Even Honey and Vinegar Realty is struggling right now.
The dirty little secret is that many welfare folks expect the government will pay their rent for life, ... why buy a house when the government pays rent for you, and will throw in an obaamaphone and $75/month obaamacare. Baby-mommas got their baby-daddy, and he is uncle sam, biggest hous buyer on the block, .. but they say it is rent.
U r just not looking in the right percentile of the market, to wit:
https://www.google.com/search?q=most+expensive+homes+in+the+world+2015&e...
this is where the nonexistent inflation showed up, as it has in all asset classes including pms. unfortunately, labor doesn't want to fight for better pay so they did not participate and are trapped in high price rentals because of their weak kneed, quivering tower of jello character says they prefer bondage and discipline imposed upon them.
of course, a labor dispute is domestic tttttttuuuuuuurrrrrrriiiiiisssssssmmmmm. more security is needed to thwart the threat.
Second-to-last chart looks like an ACORN
When you lard the country up with semi-literates whose span of forward-thinking extends (maybe) 72 hours, you aren't going to get elected on a platform of long-term winner ideas.
It's time to take the exceptional few and start afresh.
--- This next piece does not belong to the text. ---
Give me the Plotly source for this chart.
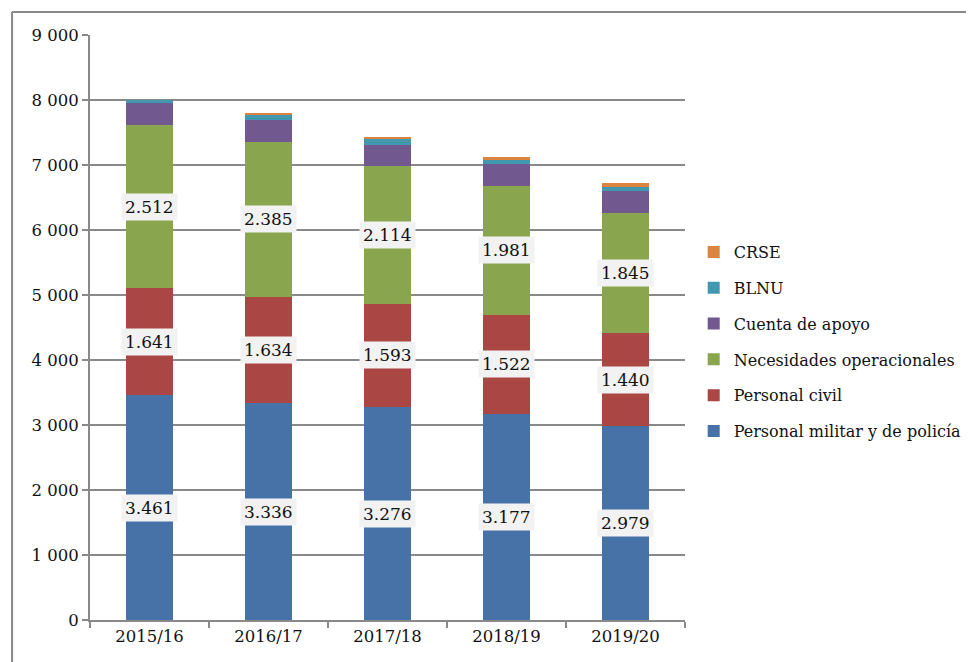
import plotly.graph_objects as go

periodos = ["2015/16", "2016/17", "2017/18", "2018/19", "2019/20"]

militar = [3461, 3336, 3276, 3177, 2979]
civil = [1641, 1634, 1593, 1522, 1440]
operacionales = [2512, 2385, 2114, 1981, 1845]
cuenta_apoyo = [338, 338, 330, 330, 340]
blnu = [50, 88, 83, 66, 62]
crse = [0, 26, 31, 41, 52]

series = [
    ("Personal militar y de policía", militar, "#4672A8"),
    ("Personal civil", civil, "#AA4643"),
    ("Necesidades operacionales", operacionales, "#89A54E"),
    ("Cuenta de apoyo", cuenta_apoyo, "#71588F"),
    ("BLNU", blnu, "#4198AF"),
    ("CRSE", crse, "#DB843D"),
]
con_etiqueta = ["Personal militar y de policía", "Personal civil", "Necesidades operacionales"]

y_ticks = [0, 1000, 2000, 3000, 4000, 5000, 6000, 7000, 8000, 9000]
y_ticktext = ["0", "1 000", "2 000", "3 000", "4 000", "5 000", "6 000", "7 000", "8 000", "9 000"]

serif = "DejaVu Serif"
gris = "#898989"

fig = go.Figure()

base = [0] * len(periodos)
for i, (nombre, vals, color) in enumerate(series):
    fig.add_trace(go.Bar(x=periodos, y=vals, name=nombre,
                         marker=dict(color=color, line=dict(width=0)),
                         legendgroup=str(i), legendrank=100 - i,
                         hoverinfo="y+name"))
    if nombre in con_etiqueta:
        for j in range(len(periodos)):
            mid = base[j] + vals[j] / 2
            fig.add_annotation(x=periodos[j], y=mid,
                               text=f"{vals[j]:,}".replace(",", "."),
                               showarrow=False, bgcolor="#F2F2F2",
                               borderpad=3,
                               font=dict(family=serif, size=17, color="#111111"))
    base = [base[j] + vals[j] for j in range(len(periodos))]

# marco exterior (solo se ven el borde superior e izquierdo)
fig.add_shape(type="line", xref="paper", yref="paper",
              x0=-0.131, x1=1.6, y0=1.0393, y1=1.0393,
              line=dict(color=gris, width=2))
fig.add_shape(type="line", xref="paper", yref="paper",
              x0=-0.131, x1=-0.131, y0=-0.2, y1=1.0393,
              line=dict(color=gris, width=2))

fig.update_layout(
    width=974, height=662,
    margin=dict(l=82, r=297, t=27, b=50, autoexpand=False),
    barmode="stack",
    bargap=0.6,
    plot_bgcolor="white",
    paper_bgcolor="white",
    font=dict(family=serif, size=16.5, color="#111111"),
    legend=dict(traceorder="grouped", tracegroupgap=12,
                xref="container", yref="container",
                x=0.704, y=0.657, xanchor="left", yanchor="top",
                font=dict(family=serif, size=16, color="#111111"),
                itemwidth=30),
    xaxis=dict(showline=True, linecolor=gris, linewidth=2,
               ticks="outside", tickson="boundaries", ticklen=6,
               tickcolor=gris, tickwidth=2,
               tickfont=dict(family=serif, size=16.5)),
    yaxis=dict(range=[0, 9000], tickvals=y_ticks, ticktext=y_ticktext,
               showline=True, linecolor=gris, linewidth=2,
               showgrid=True, gridcolor=gris, gridwidth=2,
               ticks="outside", ticklen=6, tickcolor=gris, tickwidth=2,
               zeroline=False,
               tickfont=dict(family=serif, size=16.5)),
)

fig.write_html("out.html")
Well, I'm in the lumber business in MA and we are not seeing any sort of surge in homebuilding. Yes, around the cities seems to be busier, but out here in the sticks its still very unusual to see new homebuilding. All the contractors are telling me that they still cannot even remotely build a new house for anything close to what a used house costs. The last ten years have seen a huge increase in regulations, energy, environmental, permitting, engineering, etc. so that new houses are prohibitively expensive in a market that is not seeing any income growth. There's your problem.